Task.
Quote all lines below exactly. Images stay out.

Recorded information.
START

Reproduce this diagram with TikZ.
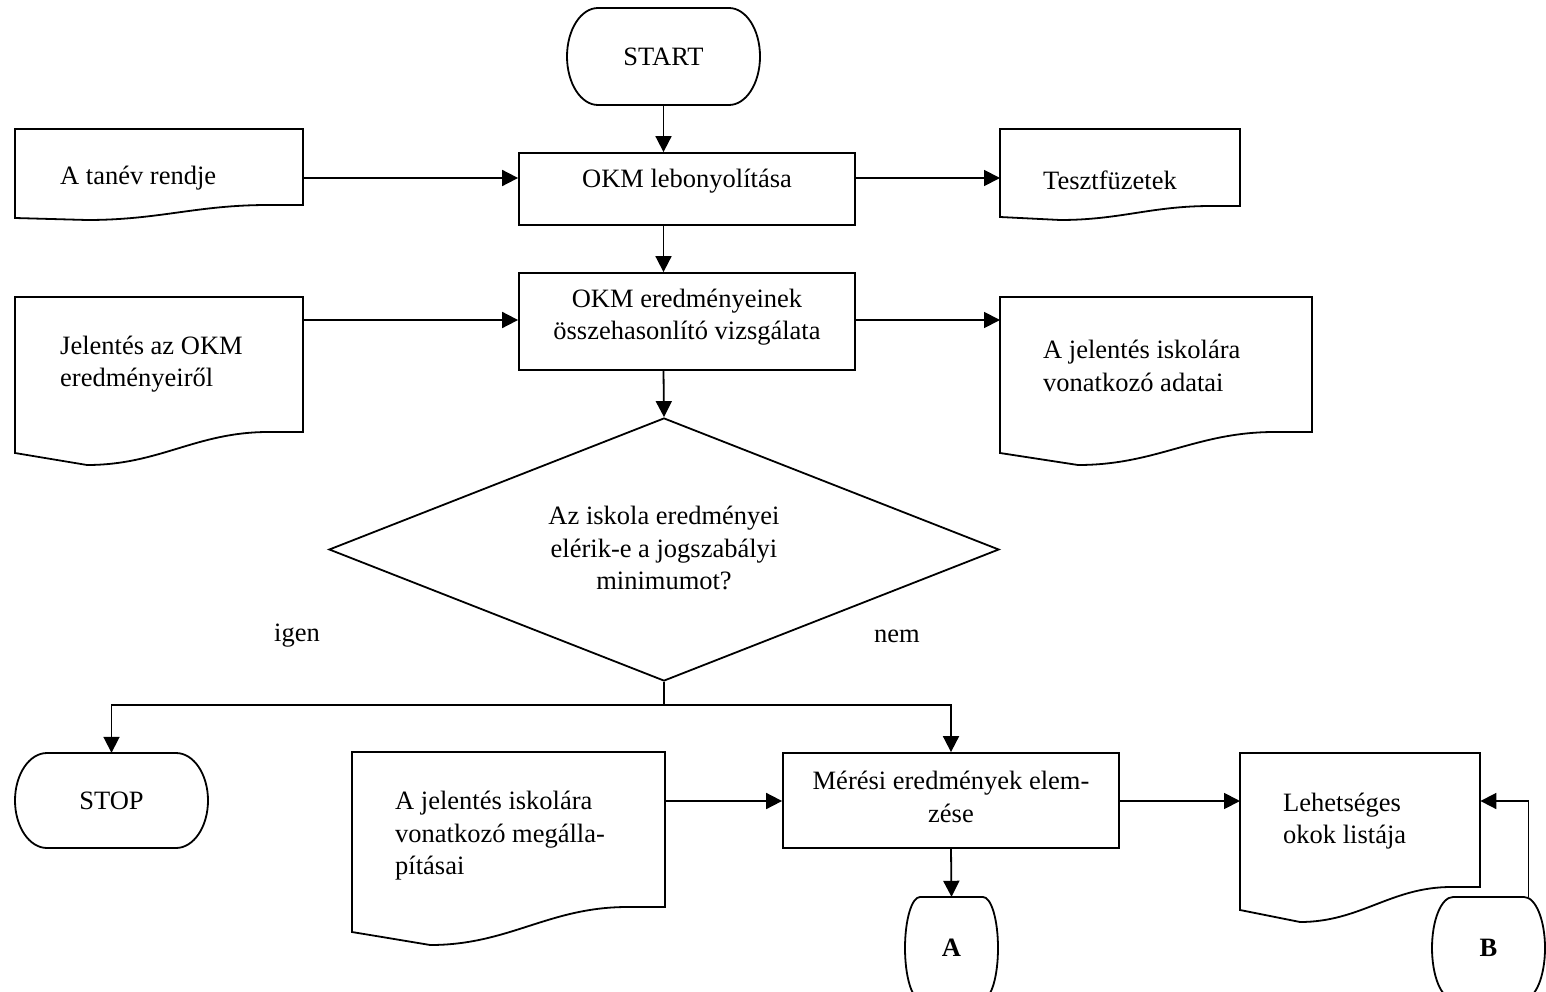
\documentclass[tikz,border=0pt]{standalone}
\usepackage{fontspec}
\setmainfont{Liberation Serif}
\usetikzlibrary{arrows.meta,calc,shapes.geometric}
\tikzset{
  ln/.style={line width=1.8pt},
  arr/.style={ln, -{Triangle[length=16pt,width=16pt]}},
  lbl/.style={font=\fontsize{26.5}{32.5}\selectfont, inner sep=0pt},
  txt/.style={lbl, align=left, anchor=west},
  ctxt/.style={lbl, align=center},
  boxn/.style={ln, draw, inner sep=0pt},
  anchorbox/.style={inner sep=0pt, draw=none}
}
% document symbol: name, x0, y0, x1, y-right-bottom, y-left-bottom, y-min
\newcommand\docshape[7]{%
  \pgfmathsetmacro\dsW{#4-#2}%
  \pgfmathsetmacro\dsA{#4-0.12*\dsW}%
  \pgfmathsetmacro\dsM{#2+0.25*\dsW}%
  \pgfmathsetmacro\dsC{0.4*(\dsA-\dsM)}%
  \draw[ln,line join=miter] (#2,#3) -- (#4,#3) -- (#4,#5) -- (\dsA,#5)
    .. controls ({\dsA-\dsC},#5) and ({\dsM+\dsC},#7) .. (\dsM,#7)
    -- (#2,#6) -- cycle;
  \node[anchorbox, minimum width=\dsW pt, minimum height={(#5-#3)*1pt}, anchor=north west] (#1) at (#2,#3) {};
}
% terminal symbol: name, x0, y0, x1, y1, r, text
\newcommand\termshape[7]{%
  \pgfmathsetmacro\tsM{(#3+#5)/2}%
  \pgfmathsetmacro\tsK{0.5523*(#5-#3)/2}%
  \pgfmathsetmacro\tsR{0.5523*#6}%
  \draw[ln] ({#2+#6},#3) -- ({#4-#6},#3)
    .. controls ({#4-#6+\tsR},#3) and (#4,{\tsM-\tsK}) .. (#4,\tsM)
    .. controls (#4,{\tsM+\tsK}) and ({#4-#6+\tsR},#5) .. ({#4-#6},#5)
    -- ({#2+#6},#5)
    .. controls ({#2+#6-\tsR},#5) and (#2,{\tsM+\tsK}) .. (#2,\tsM)
    .. controls (#2,{\tsM-\tsK}) and ({#2+#6-\tsR},#3) .. ({#2+#6},#3) -- cycle;
  \node[anchorbox, lbl, minimum width={(#4-#2)*1pt}, minimum height={(#5-#3)*1pt}] (#1) at ({(#2+#4)/2},\tsM) {#7};
}
\begin{document}
\begin{tikzpicture}[x=1pt,y=-1pt]
\useasboundingbox (0,0) rectangle (1546,992);
\fill[white] (0,0) rectangle (1546,992);
\clip (0,0) rectangle (1546,992);

% row coordinates
\coordinate (r1) at (0,178);
\coordinate (r2) at (0,320);
\coordinate (r3) at (0,801);
\coordinate (rs) at (0,705);

% terminals
\termshape{start}{567}{8}{760}{105}{31}{START}
\termshape{stop}{15}{753}{208}{848}{32}{STOP}
\termshape{A}{905}{897}{998}{999}{15}{\textbf{A}}
\termshape{B}{1432}{897}{1545}{999}{21}{\textbf{B}}

% process boxes
\node[boxn, minimum width=336pt, minimum height=72pt] (okm1) at (687,189) {};
\node[ctxt] (okm1t) at (687,181) {OKM lebonyolítása};
\node[boxn, minimum width=336pt, minimum height=97pt] (okm2) at (687,321.5) {};
\node[ctxt] (okm2t) at (687,317) {OKM eredményeinek\\összehasonlító vizsgálata};
\node[boxn, minimum width=336pt, minimum height=95pt] (meresi) at (951,800.5) {};
\node[ctxt] (meresit) at (951,797) {Mérési eredmények elem-\\zése};

% documents
\docshape{tanev}{15}{129}{303}{205}{218}{220}
\node[txt] (tanevt) at (60,178) {A tanév rendje};
\docshape{teszt}{1000}{129}{1240}{206}{217}{220}
\node[txt] (tesztt) at (1043,180) {Tesztfüzetek};
\docshape{jel}{15}{297}{303}{432}{453}{465}
\node[txt] (jelt) at (60,364) {Jelentés az OKM\\eredményeiről};
\docshape{adat}{1000}{297}{1312}{432}{453}{465}
\node[txt] (adatt) at (1043,366) {A jelentés iskolára\\vonatkozó adatai};
\docshape{megall}{352}{752}{665}{907}{932}{945}
\node[txt] (megallt) at (395,836) {A jelentés iskolára\\vonatkozó megálla-\\pításai};
\docshape{lehet}{1240}{753}{1480}{887}{910}{922}
\node[txt] (lehett) at (1283,821) {Lehetséges\\okok listája};

% decision
\node[ln, draw, diamond, minimum width=670pt, minimum height=263pt, inner sep=0pt] (dec) at (664,549.5) {};
\node[ctxt] (dect) at (664,548) {Az iskola eredményei\\elérik-e a jogszabályi\\minimumot?};
\node[lbl] (igen) at (297,636) {igen};
\node[lbl] (nem) at (897,636) {nem};

% connectors
\draw[arr] (start.south) -- (start.south |- okm1.north);
\draw[arr] (tanev.east |- r1) -- (okm1.west |- r1);
\draw[arr] (okm1.east |- r1) -- (teszt.west |- r1);
\draw[arr] (start.south |- okm1.south) -- (start.south |- okm2.north);
\draw[arr] (jel.east |- r2) -- (okm2.west |- r2);
\draw[arr] (okm2.east |- r2) -- (adat.west |- r2);
\draw[arr] (start.south |- okm2.south) -- (dec.north);
\coordinate (split) at (dec.south |- rs);
\draw[ln] (dec.south) -- (split);
\draw[arr] (split) -| (stop.north);
\draw[arr] (split) -| (meresi.north);
\draw[arr] (megall.east |- r3) -- (meresi.west |- r3);
\draw[arr] (meresi.east |- r3) -- (lehet.west |- r3);
\draw[arr] (meresi.south) -- (A.north);
\coordinate (bfoot) at ([xshift=40pt]B.north);
\draw[arr] (bfoot) |- (lehet.east |- r3);
\end{tikzpicture}
\end{document}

END

The completed task.
Reproduce this diagram with TikZ.
\documentclass[tikz,border=0pt]{standalone}
\usepackage{fontspec}
\setmainfont{Liberation Serif}
\usetikzlibrary{arrows.meta,calc,shapes.geometric}
\tikzset{
  ln/.style={line width=1.8pt},
  arr/.style={ln, -{Triangle[length=16pt,width=16pt]}},
  lbl/.style={font=\fontsize{26.5}{32.5}\selectfont, inner sep=0pt},
  txt/.style={lbl, align=left, anchor=west},
  ctxt/.style={lbl, align=center},
  boxn/.style={ln, draw, inner sep=0pt},
  anchorbox/.style={inner sep=0pt, draw=none}
}
% document symbol: name, x0, y0, x1, y-right-bottom, y-left-bottom, y-min
\newcommand\docshape[7]{%
  \pgfmathsetmacro\dsW{#4-#2}%
  \pgfmathsetmacro\dsA{#4-0.12*\dsW}%
  \pgfmathsetmacro\dsM{#2+0.25*\dsW}%
  \pgfmathsetmacro\dsC{0.4*(\dsA-\dsM)}%
  \draw[ln,line join=miter] (#2,#3) -- (#4,#3) -- (#4,#5) -- (\dsA,#5)
    .. controls ({\dsA-\dsC},#5) and ({\dsM+\dsC},#7) .. (\dsM,#7)
    -- (#2,#6) -- cycle;
  \node[anchorbox, minimum width=\dsW pt, minimum height={(#5-#3)*1pt}, anchor=north west] (#1) at (#2,#3) {};
}
% terminal symbol: name, x0, y0, x1, y1, r, text
\newcommand\termshape[7]{%
  \pgfmathsetmacro\tsM{(#3+#5)/2}%
  \pgfmathsetmacro\tsK{0.5523*(#5-#3)/2}%
  \pgfmathsetmacro\tsR{0.5523*#6}%
  \draw[ln] ({#2+#6},#3) -- ({#4-#6},#3)
    .. controls ({#4-#6+\tsR},#3) and (#4,{\tsM-\tsK}) .. (#4,\tsM)
    .. controls (#4,{\tsM+\tsK}) and ({#4-#6+\tsR},#5) .. ({#4-#6},#5)
    -- ({#2+#6},#5)
    .. controls ({#2+#6-\tsR},#5) and (#2,{\tsM+\tsK}) .. (#2,\tsM)
    .. controls (#2,{\tsM-\tsK}) and ({#2+#6-\tsR},#3) .. ({#2+#6},#3) -- cycle;
  \node[anchorbox, lbl, minimum width={(#4-#2)*1pt}, minimum height={(#5-#3)*1pt}] (#1) at ({(#2+#4)/2},\tsM) {#7};
}
\begin{document}
\begin{tikzpicture}[x=1pt,y=-1pt]
\useasboundingbox (0,0) rectangle (1546,992);
\fill[white] (0,0) rectangle (1546,992);
\clip (0,0) rectangle (1546,992);

% row coordinates
\coordinate (r1) at (0,178);
\coordinate (r2) at (0,320);
\coordinate (r3) at (0,801);
\coordinate (rs) at (0,705);

% terminals
\termshape{start}{567}{8}{760}{105}{31}{START}
\termshape{stop}{15}{753}{208}{848}{32}{STOP}
\termshape{A}{905}{897}{998}{999}{15}{\textbf{A}}
\termshape{B}{1432}{897}{1545}{999}{21}{\textbf{B}}

% process boxes
\node[boxn, minimum width=336pt, minimum height=72pt] (okm1) at (687,189) {};
\node[ctxt] (okm1t) at (687,181) {OKM lebonyolítása};
\node[boxn, minimum width=336pt, minimum height=97pt] (okm2) at (687,321.5) {};
\node[ctxt] (okm2t) at (687,317) {OKM eredményeinek\\összehasonlító vizsgálata};
\node[boxn, minimum width=336pt, minimum height=95pt] (meresi) at (951,800.5) {};
\node[ctxt] (meresit) at (951,797) {Mérési eredmények elem-\\zése};

% documents
\docshape{tanev}{15}{129}{303}{205}{218}{220}
\node[txt] (tanevt) at (60,178) {A tanév rendje};
\docshape{teszt}{1000}{129}{1240}{206}{217}{220}
\node[txt] (tesztt) at (1043,180) {Tesztfüzetek};
\docshape{jel}{15}{297}{303}{432}{453}{465}
\node[txt] (jelt) at (60,364) {Jelentés az OKM\\eredményeiről};
\docshape{adat}{1000}{297}{1312}{432}{453}{465}
\node[txt] (adatt) at (1043,366) {A jelentés iskolára\\vonatkozó adatai};
\docshape{megall}{352}{752}{665}{907}{932}{945}
\node[txt] (megallt) at (395,836) {A jelentés iskolára\\vonatkozó megálla-\\pításai};
\docshape{lehet}{1240}{753}{1480}{887}{910}{922}
\node[txt] (lehett) at (1283,821) {Lehetséges\\okok listája};

% decision
\node[ln, draw, diamond, minimum width=670pt, minimum height=263pt, inner sep=0pt] (dec) at (664,549.5) {};
\node[ctxt] (dect) at (664,548) {Az iskola eredményei\\elérik-e a jogszabályi\\minimumot?};
\node[lbl] (igen) at (297,636) {igen};
\node[lbl] (nem) at (897,636) {nem};

% connectors
\draw[arr] (start.south) -- (start.south |- okm1.north);
\draw[arr] (tanev.east |- r1) -- (okm1.west |- r1);
\draw[arr] (okm1.east |- r1) -- (teszt.west |- r1);
\draw[arr] (start.south |- okm1.south) -- (start.south |- okm2.north);
\draw[arr] (jel.east |- r2) -- (okm2.west |- r2);
\draw[arr] (okm2.east |- r2) -- (adat.west |- r2);
\draw[arr] (start.south |- okm2.south) -- (dec.north);
\coordinate (split) at (dec.south |- rs);
\draw[ln] (dec.south) -- (split);
\draw[arr] (split) -| (stop.north);
\draw[arr] (split) -| (meresi.north);
\draw[arr] (megall.east |- r3) -- (meresi.west |- r3);
\draw[arr] (meresi.east |- r3) -- (lehet.west |- r3);
\draw[arr] (meresi.south) -- (A.north);
\coordinate (bfoot) at ([xshift=40pt]B.north);
\draw[arr] (bfoot) |- (lehet.east |- r3);
\end{tikzpicture}
\end{document}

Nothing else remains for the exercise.